As escolas Montessori estão tendo um renascimento: as estimativas variam, mas a American Montessori Society diz que existem 5.000 nos EUA. A maioria é privada, mas o número de escolas públicas de Montessori dobrou desde 2000, para cerca de 500, segundo o Centro Nacional de Montessori no Setor Público. Em 2018, o fundador da Amazon, Jeff Bezos, anunciou que investiria US $ 2 bilhões nas Academias do Primeiro Dia, pré-escolas influenciadas por Montessori, para crianças carentes.
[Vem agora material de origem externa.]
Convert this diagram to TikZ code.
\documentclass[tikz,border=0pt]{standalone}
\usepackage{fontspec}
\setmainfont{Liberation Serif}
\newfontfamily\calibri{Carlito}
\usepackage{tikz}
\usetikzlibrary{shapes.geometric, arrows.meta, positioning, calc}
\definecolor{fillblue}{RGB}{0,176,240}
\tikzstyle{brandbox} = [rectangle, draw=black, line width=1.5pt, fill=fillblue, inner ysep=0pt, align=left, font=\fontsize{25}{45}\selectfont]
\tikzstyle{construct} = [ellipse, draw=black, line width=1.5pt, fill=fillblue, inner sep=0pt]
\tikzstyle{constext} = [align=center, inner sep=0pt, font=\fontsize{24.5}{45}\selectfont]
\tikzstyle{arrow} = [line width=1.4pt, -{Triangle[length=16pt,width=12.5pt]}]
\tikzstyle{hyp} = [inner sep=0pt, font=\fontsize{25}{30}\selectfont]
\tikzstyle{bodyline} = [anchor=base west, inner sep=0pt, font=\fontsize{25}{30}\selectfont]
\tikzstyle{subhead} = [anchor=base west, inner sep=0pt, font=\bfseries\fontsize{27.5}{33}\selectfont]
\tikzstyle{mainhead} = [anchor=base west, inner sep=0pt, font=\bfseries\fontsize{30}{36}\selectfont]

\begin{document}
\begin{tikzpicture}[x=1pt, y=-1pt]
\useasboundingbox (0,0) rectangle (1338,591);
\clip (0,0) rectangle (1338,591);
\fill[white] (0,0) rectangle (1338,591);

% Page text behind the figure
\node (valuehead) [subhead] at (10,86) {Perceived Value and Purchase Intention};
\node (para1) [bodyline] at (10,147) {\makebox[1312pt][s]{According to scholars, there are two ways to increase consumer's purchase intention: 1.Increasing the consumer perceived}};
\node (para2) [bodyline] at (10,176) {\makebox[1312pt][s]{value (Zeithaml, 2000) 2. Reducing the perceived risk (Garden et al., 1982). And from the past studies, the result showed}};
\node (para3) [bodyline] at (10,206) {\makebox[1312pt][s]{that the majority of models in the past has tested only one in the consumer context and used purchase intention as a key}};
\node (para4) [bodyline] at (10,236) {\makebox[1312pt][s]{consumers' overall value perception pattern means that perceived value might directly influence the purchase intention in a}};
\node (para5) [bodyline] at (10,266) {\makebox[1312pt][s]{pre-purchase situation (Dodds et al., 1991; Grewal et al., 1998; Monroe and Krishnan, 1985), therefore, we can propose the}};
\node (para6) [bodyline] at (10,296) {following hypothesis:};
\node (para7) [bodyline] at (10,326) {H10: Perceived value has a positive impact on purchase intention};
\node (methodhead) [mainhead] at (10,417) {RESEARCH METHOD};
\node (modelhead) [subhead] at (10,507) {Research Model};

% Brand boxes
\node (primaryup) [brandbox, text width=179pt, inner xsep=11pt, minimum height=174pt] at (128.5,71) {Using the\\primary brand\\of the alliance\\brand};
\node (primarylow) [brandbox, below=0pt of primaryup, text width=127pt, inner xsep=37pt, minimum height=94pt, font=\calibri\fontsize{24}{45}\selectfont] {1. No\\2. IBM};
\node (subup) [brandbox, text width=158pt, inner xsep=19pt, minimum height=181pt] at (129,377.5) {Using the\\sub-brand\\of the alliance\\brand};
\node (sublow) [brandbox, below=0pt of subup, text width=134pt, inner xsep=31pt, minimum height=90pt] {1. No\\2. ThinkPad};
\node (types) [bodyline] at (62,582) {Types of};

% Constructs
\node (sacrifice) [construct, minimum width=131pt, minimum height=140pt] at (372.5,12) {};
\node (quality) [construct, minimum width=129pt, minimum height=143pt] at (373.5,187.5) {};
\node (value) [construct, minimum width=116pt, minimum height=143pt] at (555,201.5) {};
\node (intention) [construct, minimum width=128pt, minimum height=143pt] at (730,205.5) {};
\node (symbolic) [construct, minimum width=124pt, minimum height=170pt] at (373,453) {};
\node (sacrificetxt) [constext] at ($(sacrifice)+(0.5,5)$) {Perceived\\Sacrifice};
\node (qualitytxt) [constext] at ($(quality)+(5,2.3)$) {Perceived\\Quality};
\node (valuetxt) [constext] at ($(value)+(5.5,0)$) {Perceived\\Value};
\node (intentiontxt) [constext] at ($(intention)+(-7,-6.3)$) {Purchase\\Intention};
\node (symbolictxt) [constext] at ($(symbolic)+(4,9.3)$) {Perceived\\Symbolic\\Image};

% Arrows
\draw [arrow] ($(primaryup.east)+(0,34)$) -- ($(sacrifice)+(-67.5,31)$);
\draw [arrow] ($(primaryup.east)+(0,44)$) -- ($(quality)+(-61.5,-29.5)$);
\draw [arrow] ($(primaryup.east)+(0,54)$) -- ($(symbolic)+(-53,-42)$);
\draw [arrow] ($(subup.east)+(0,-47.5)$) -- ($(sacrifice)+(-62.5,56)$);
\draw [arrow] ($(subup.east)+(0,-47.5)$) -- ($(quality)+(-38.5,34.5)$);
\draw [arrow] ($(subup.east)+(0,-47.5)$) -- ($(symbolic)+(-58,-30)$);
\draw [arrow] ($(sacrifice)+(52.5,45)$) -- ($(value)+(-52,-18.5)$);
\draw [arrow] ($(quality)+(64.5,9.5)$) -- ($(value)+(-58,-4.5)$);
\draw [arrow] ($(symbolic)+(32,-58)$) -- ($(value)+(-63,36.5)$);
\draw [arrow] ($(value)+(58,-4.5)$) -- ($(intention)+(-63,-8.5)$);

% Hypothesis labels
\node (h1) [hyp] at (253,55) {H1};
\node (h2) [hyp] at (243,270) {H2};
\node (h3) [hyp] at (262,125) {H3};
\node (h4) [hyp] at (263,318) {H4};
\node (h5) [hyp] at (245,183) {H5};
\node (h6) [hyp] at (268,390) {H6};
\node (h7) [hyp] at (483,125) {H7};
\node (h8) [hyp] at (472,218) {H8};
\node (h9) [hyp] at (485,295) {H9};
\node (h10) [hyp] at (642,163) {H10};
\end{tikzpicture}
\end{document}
As imagens serão capturadas e tratadas evitando o rosto de dos alunos e seguirá uma série de padrões de privacidade, sobre os quais os pais terão informações completas, e por meio dos sensores a escola acompanhará para onde eles se deslocam, com quem preferem trabalhar ou por quanto tempo interagem entre si e com materiais educativos, sensores que vão acompanhar o movimento de alunos e professores.
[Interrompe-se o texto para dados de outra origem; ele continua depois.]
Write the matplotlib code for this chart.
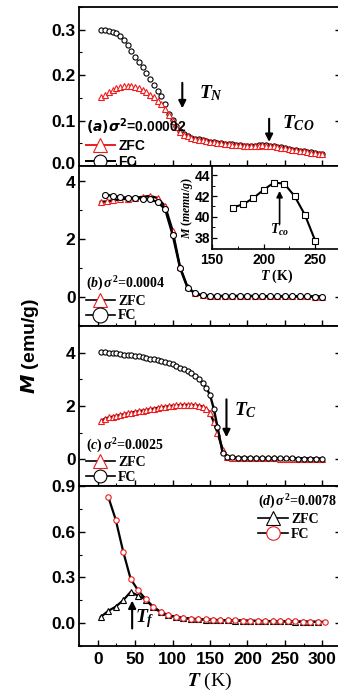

O monitoramento na educação que até pouco pareceria distópico, para a maioria, desenha mais do que rápido um novo futuro. Com o avançar dos recursos tecnológicos para o monitoramento, de câmeras a GPS e algoritmos para analisar as informações que geram. As aplicações tiveram início na China, e já tem uso também na França e nos Estados Unidos, que nascem motivadas por preocupações de desempenho ou segurança, mas essas abordagens estão evoluindo rapidamente. A aplicação da inteligência artificial à correção de exames e empregos, por exemplo, permite avaliações baseadas em mais dados sem representar um fardo insustentável de trabalho para os professores, e a coleta de mais e mais informações permite um perfil dos interesses, habilidades e atitudes dos alunos que poderiam ser utilizados de muitas formas, alguns muito perigosos e com um amplo potencial de discriminação, mas outros possivelmente muito interessantes se alguns princípios fundamentais sobre propriedade, controle e uso de informações forem respeitados.
Evoluir para metodologias mais ricas em dados e variáveis observadas é simplesmente uma questão de tempo, preparação e lógica, mas é um processo que deve estar sujeito aos controles adequados, e desenvolvido não como uma forma de discriminar e desafiar as possibilidades do aluno, mas como uma forma de lhe dar mais controle, mais informação e mais graus de liberdade sobre sua educação. Esse processo também deve se enquadrar em um futuro no qual nossa relação com o trabalho certamente mudará radicalmente, e, portanto, a educação não será mais destinada a “treinar trabalhadores” e se concentrará mais em outros aspectos do que as pessoas devem fazer para dar sentido às suas vidas. Diante disso, poderia fazer sentido até que aqueles de nós que se opõem diretamente à vigilância e monitoramento na sociedade, estivessem de acordo com esse monitoramento aplicado às instituições de ensino e quando ela é colocada a serviço dessa educação.
A iniciativa das Escolas Wildflower será possivelmente controversa. Mas também pode servir para avançar um processo que eventualmente se tornará cada vez mais como uma evolução natural do processo educacional: que ocorre em um ambiente rico em informação e análise. Quanto mais cedo submetermos este tema a uma análise completa e deixarmos de rotulá-lo simplesmente como uma distopia, certamente será melhor para todos.
É tudo novo, mas certamente irá produzir muito material para novas aplicações, porém é fundamental o cuidado com os dados sensíveis desses alunos e professores, o Direito a Educação é Universal, e as ferramentas digitais devem servir para o exercício pleno dele integrando e incluindo cada dia mais pessoas.